Organized by the Utah Museum of Natural History, the exhibition features 39 original color photographs created by Craig Denton, a University of Utah communications professor, documentarian, photographer and author. His recent book of the same name was published in 2007 by Utah State University Press.
“The Bear River is familiar and recognized by many,” said Rose Milovich, art and book arts curator for Special Collections and Archives. “It is an important resource for the residents of Cache Valley and northern Utah.”
Milovich said the images in the exhibit provide a visual record of the river as it makes its way to the Great Salt Lake.

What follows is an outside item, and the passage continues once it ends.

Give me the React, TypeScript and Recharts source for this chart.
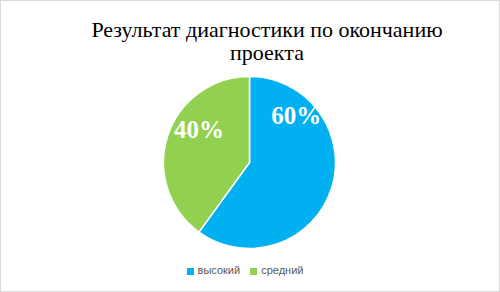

The Bear River is one of the longest rivers in America never to reach the ocean. It begins its 500-mile journey in northern Utah’s Uinta mountains, hugs the border with southwestern Wyoming, loops through southeastern Idaho and heads back to Utah where it empties into the Great Salt Lake west of Brigham City. Denton spent six years documenting the Bear River’s full course, using a 4 x 5 field camera to record its dynamic hydrology and a unique geomorphology that still ties the river to Lake Bonneville.
“I’ve tried to capture a glimpse of the complex, diverse ecology that the river nurtures —in less developed places,” Denton said in an article for the show. “I’ve situated my camera at points along the Bear’s course where important historical moments in the development of the West took place. I’ve also chronicled the stories of the stakeholders who rely on the river and who increasingly place more demands upon it.”
The photographic exhibition and book is Denton’s attempt to serve as the river’s voice and reveal its spirit. Documenting that “voice” was challenging, Denton said.
“I’ve had to ask myself how I can really speak for the river, either in words or through photographs, when the human voices surrounding it are so insistent and powerfully entrenched — and I am part of that human enterprise and benefit from it,” he said. “Ironically, words can’t adequately serve as the voice of a river. They are uniquely human symbols that come with definitions and boundaries drawn by ethnocentrisim. A visual language is better suited, since it is more fluid and integrative. It doesn’t create a speaker and language that separates him or her from the outside world. You shouldn’t require a dictionary to help you understand the photographs.”